Financial Position—The company’s total debt was $723.2 million as of Dec. 31, 2007, or 26.9% of capital. Net debt at Dec. 31, 2007, was $693.0 million, or 26.1% of capital, compared to $496.8 million, or 25.2%, as of Dec. 31, 2006. According to Timken, the increase in net debt was due primarily to the Purdy aerospace acquisition in the fourth quarter of 2007, higher working capital requirements driven by strong demand, and increased capital expenditures in support of growth initiatives.
In the fourth quarter of 2007 the company implemented a change to its management structure and now operates under two major business groups, the Steel Group and the Bearings and Power Transmission Group, which includes three segments – Mobile Industries, Process Industries, and Aerospace & Defense. Beginning with the first quarter of 2008, the company will report its financial results under the new structure and reclassify its prior-period segmentation accordingly. Financial reporting under the previous segmentation (Industrial, Automotive and Steel) was used throughout the fourth quarter of 2007.
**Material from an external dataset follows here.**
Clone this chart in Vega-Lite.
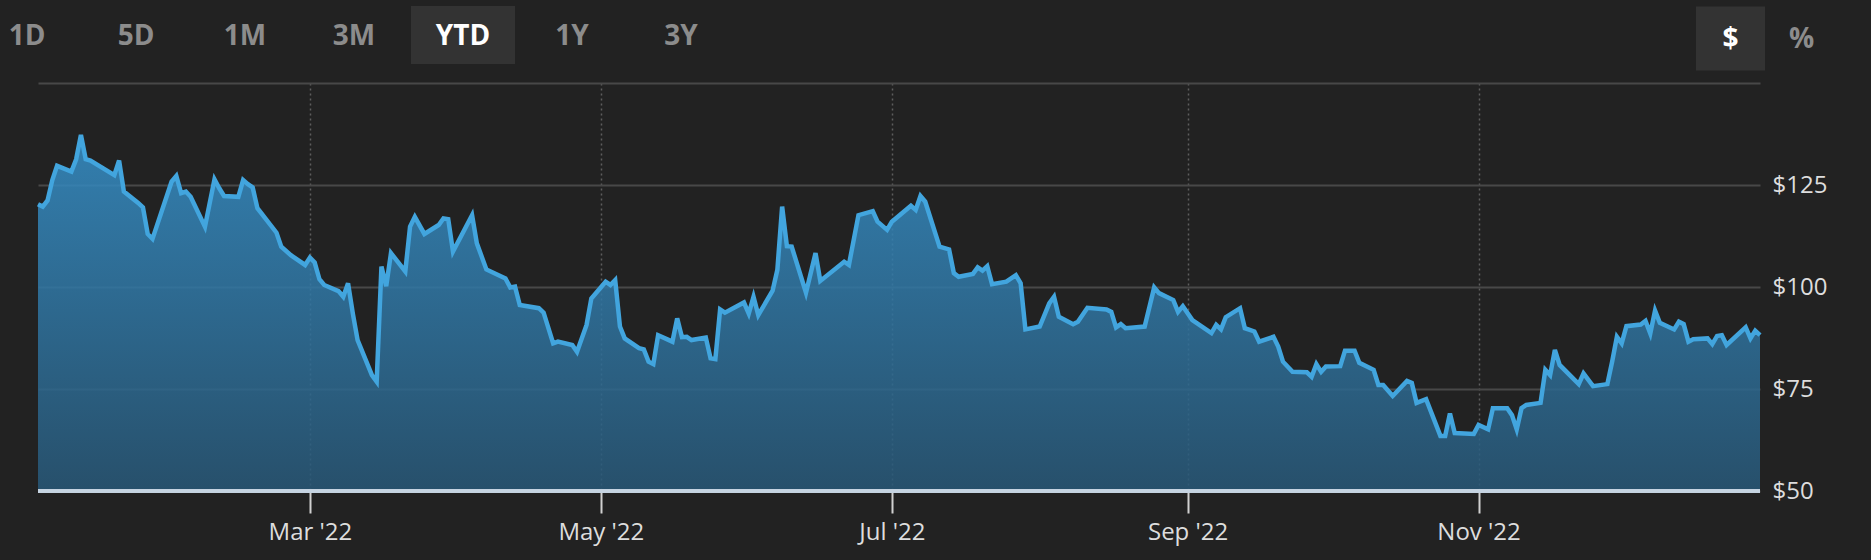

Outlook—The company said it expects earnings per diluted share for 2008, excluding special items, to be $2.75 to $2.95 for the year and $0.70 to $0.80 for the first quarter, compared to $2.40 and $0.66, respectively, for the comparable periods in 2007. Global industrial demand is expected to remain strong in 2008 as additional capacity comes online in key growth markets. The company also said it will continue to pursue pricing, portfolio management, and better execution to improve operating results.
Timken provides innovative friction management and power transmission products and services. Timken’s approximately 25,000 employees generated sales of $5.2 billion in 2007 from its operations in 26 countries.